Der Kaiser ist nackt

Unschönes lässt sich oft mit schönen Worten ausdrücken. Man denke an so wohlklingende Ausdrücke wie »Entsorgungspark«, »sozialverträgliches Frühableben«, »Freistellung« oder »Minuswachstum«. Kein Wunder also, dass diese Ausdrücke bei Politikern beliebt sind, wie überhaupt bei Entscheidern jeder Art, wenn aus Motiven wie Profilierungs- und Profitdenken die eigenen Interessen ohne Gesichtsverlust durchgesetzt werden sollen; sicher auch um das schlechte Gewissen zu beruhigen. Zu diesen Ausdrücken gehört auch das schönes Wörtchen »Synergieeffekt«, das meist im Plural verwendet wird, wenn von Fusionen, Übernahmen und Schließungen die Rede ist.
© Christian Kohl
Damit Sie mich nicht falsch verstehen, ich habe nichts gegen Synergieeffekte, schließlich ist es ja gut, wenn man sich durch Zusammenarbeit gegenseitig stabilisiert oder wenn durch den Zusammenschluss zweier Firmen ein neues Unternehmen entsteht, das mehr leistet als die Summe beider Organisationen. Ich habe nur etwas gegen den falschen Gebrauch des Wortes, etwa wenn eine Organisation aus Kostengründen oder zum Nutzen der anderen zerschlagen wird.

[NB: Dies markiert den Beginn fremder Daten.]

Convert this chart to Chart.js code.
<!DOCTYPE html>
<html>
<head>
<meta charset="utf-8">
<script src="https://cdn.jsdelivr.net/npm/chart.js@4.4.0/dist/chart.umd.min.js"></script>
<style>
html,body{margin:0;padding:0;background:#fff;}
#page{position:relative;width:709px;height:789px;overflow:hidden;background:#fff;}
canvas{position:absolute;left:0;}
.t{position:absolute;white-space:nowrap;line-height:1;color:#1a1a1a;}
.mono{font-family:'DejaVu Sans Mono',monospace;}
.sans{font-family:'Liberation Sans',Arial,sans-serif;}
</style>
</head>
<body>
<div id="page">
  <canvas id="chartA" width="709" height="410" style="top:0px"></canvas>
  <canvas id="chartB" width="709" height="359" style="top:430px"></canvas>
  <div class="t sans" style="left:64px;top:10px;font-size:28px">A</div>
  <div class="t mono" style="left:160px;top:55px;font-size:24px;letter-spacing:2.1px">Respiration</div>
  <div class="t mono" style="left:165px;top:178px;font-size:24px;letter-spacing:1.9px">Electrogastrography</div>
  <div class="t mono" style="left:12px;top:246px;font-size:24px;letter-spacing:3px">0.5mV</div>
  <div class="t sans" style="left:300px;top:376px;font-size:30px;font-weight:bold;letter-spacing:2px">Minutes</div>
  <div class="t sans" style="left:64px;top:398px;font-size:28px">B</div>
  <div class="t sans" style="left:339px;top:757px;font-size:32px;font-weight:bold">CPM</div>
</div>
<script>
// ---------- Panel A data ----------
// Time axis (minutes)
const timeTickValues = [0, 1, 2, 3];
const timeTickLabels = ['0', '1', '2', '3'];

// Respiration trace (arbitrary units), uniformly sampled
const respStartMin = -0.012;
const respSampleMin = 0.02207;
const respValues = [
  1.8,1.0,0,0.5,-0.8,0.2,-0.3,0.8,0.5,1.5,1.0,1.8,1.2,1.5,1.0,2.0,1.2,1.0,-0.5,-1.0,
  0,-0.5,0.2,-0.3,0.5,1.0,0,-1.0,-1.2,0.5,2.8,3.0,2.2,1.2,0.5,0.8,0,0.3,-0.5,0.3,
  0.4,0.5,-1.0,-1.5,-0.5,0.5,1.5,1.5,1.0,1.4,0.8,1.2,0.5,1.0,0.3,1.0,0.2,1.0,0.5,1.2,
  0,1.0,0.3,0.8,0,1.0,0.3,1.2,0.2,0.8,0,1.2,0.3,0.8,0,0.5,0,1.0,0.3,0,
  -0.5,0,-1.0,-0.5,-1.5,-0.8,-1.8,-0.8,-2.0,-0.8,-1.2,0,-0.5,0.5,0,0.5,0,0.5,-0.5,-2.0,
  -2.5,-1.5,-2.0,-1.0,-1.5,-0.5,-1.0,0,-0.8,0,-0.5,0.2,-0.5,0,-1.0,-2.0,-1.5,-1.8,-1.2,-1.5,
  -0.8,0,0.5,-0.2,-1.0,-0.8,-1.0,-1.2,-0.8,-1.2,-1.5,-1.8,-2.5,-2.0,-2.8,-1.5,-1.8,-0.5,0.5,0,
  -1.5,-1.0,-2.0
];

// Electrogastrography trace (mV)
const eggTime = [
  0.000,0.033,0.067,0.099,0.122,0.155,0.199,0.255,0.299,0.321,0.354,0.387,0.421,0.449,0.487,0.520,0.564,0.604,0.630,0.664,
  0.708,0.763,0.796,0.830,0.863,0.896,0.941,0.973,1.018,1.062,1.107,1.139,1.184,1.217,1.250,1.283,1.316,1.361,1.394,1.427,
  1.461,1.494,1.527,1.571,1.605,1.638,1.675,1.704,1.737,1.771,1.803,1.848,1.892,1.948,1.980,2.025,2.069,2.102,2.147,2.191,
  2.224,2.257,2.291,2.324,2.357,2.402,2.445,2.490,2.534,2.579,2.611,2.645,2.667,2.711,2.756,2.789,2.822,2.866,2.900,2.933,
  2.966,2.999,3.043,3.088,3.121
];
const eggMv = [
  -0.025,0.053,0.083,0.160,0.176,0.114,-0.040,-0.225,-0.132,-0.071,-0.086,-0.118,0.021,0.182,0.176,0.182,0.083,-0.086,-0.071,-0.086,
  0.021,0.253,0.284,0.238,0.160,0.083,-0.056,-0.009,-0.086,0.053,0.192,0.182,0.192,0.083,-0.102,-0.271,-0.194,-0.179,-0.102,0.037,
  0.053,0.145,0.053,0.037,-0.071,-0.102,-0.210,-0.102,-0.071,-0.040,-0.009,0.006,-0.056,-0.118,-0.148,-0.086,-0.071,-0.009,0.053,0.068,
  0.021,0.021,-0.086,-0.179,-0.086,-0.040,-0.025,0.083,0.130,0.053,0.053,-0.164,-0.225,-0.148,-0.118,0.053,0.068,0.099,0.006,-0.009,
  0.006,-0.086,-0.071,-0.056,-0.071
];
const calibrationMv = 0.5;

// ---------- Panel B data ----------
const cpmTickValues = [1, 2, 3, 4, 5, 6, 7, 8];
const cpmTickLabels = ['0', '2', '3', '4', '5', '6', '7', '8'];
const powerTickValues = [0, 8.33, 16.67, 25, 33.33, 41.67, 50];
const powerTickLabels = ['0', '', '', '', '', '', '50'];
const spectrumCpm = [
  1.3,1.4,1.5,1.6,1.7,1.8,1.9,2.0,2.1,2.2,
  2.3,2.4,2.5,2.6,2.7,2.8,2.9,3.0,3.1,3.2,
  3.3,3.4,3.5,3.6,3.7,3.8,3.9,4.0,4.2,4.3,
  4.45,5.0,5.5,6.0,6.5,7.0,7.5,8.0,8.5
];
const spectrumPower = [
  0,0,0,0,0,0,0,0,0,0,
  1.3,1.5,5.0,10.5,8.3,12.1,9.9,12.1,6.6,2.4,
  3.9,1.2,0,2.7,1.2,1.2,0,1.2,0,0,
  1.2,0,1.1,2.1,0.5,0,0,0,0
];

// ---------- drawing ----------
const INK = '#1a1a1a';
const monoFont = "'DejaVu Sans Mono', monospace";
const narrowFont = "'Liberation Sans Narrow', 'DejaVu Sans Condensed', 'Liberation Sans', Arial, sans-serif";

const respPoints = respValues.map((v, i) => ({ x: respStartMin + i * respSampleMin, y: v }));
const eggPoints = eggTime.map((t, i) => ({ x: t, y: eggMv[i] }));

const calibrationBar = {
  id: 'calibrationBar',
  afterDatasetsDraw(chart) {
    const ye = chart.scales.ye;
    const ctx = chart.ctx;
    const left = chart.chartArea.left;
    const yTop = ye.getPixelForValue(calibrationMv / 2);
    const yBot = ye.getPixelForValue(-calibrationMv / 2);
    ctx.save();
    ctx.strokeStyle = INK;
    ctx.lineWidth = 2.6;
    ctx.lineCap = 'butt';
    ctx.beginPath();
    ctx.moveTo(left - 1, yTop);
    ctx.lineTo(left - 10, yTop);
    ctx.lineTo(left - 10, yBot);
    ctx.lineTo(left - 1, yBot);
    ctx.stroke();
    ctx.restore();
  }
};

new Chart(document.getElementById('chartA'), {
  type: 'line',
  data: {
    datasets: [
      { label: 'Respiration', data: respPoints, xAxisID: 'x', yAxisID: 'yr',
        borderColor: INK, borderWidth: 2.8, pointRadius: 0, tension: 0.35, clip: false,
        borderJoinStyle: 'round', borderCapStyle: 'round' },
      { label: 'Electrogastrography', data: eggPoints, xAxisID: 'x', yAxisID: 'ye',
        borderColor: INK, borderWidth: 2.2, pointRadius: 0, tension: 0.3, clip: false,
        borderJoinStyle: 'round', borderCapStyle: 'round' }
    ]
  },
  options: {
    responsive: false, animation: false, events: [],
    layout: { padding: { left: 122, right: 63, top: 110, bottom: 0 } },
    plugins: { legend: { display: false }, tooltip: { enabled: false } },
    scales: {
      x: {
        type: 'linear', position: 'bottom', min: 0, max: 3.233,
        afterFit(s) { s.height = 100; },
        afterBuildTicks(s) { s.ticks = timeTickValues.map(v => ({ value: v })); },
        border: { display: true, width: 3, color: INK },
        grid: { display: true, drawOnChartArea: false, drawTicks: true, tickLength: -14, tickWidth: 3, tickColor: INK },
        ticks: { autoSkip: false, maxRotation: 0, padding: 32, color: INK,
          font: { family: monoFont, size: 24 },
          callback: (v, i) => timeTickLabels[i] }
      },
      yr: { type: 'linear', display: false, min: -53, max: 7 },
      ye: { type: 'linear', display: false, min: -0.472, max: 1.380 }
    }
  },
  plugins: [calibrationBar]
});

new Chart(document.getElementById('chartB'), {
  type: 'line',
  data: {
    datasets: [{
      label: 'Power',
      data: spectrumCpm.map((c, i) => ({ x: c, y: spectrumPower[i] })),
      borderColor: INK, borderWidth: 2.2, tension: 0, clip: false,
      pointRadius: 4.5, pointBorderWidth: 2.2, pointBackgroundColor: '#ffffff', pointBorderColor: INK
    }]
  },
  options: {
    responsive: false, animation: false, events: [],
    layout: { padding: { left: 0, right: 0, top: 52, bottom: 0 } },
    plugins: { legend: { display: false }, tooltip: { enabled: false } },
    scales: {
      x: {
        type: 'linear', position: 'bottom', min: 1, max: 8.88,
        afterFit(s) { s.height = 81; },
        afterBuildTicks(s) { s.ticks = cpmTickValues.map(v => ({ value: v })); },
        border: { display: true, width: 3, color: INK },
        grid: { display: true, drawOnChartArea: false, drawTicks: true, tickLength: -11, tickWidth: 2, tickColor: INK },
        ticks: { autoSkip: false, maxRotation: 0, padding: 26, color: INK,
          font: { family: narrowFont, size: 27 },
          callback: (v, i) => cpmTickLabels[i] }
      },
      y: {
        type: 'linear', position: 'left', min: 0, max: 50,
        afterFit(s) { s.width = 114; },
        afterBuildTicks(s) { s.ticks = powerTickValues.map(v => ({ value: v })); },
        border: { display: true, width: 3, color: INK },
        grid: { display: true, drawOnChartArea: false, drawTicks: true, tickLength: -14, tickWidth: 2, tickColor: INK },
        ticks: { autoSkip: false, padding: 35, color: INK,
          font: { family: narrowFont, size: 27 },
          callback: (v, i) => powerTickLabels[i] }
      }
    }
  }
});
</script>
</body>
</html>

Das wäre dann nichts anderes als Demontage. Hierzu ein aktuelles Beispiel aus der Mainzer Politik: Im Rahmen der Sparmaßnahmen erwägen die Stadtväter, die Mainzer Stadtbibliothek zu schließen und die Bestände auf drei Standorte zu verteilen. Demnach käme das Stadtarchiv und Altbestände der Wissenschaftlichen Bibliothek in eine der künftig leer stehenden Grund- oder Hauptschulen, alte Handschriften etwa oder Inkunabeln ins Gutenberg-Museum und der Restbestand in die Universitätsbibliothek. Begründet wird diese Zerschlagung, denn um nichts anderes handelt es sich hier, mit jährlichen Einsparungen zwischen 1 Million und 1,5 Millionen Euro und den durch die Zusammenlegung von Stadt- und Universitätsbibliothek entstehenden Synergieeffekten. Wie aber kann man hier von Synergieeffekten sprechen, wenn es die Stadtbibliothek nicht mehr gibt und wenn  ihr Bestand, der eingefroren werden soll, in der Universitätsbibliothek aufgeht? Ist das nicht Täuschung?
Synergieeffekte könnte man erzielen, wenn man die Bibliothek beispielsweise optimal an das öffentliche Verkehrsnetz anbinden oder mit der Volkshochschule zusammenlegen würde, um etwa die Besucherfrequenz zu steigern. Das spült Geld in alle Kassen. Aber soweit denken manche Stadtväter ja nicht. Der Gestaltungswille geht ihnen leider völlig ab, auch der Sinn für Kultur und Bildung, von Tradition und Geschichte gar nicht zu sprechen. Stattdessen aalen sie sich lieber in wohlklingenden Worthülsen und schmücken ihre Stadt mit Titeln wie »Stadt des Buches« oder »Stadt der Wissenschaften«, die sich bei einer solchen Politik als publikumswirksame Placebos entpuppen. Man fühlt sich an Hans Christian Andersens Märchen »Des Kaisers neue Kleider« erinnert. Der Kaiser ist nackt. 

1 Kommentar:

  1. Sie treffen den Nagel auf den Kopf. Das gilt aber nicht nur für Mainz!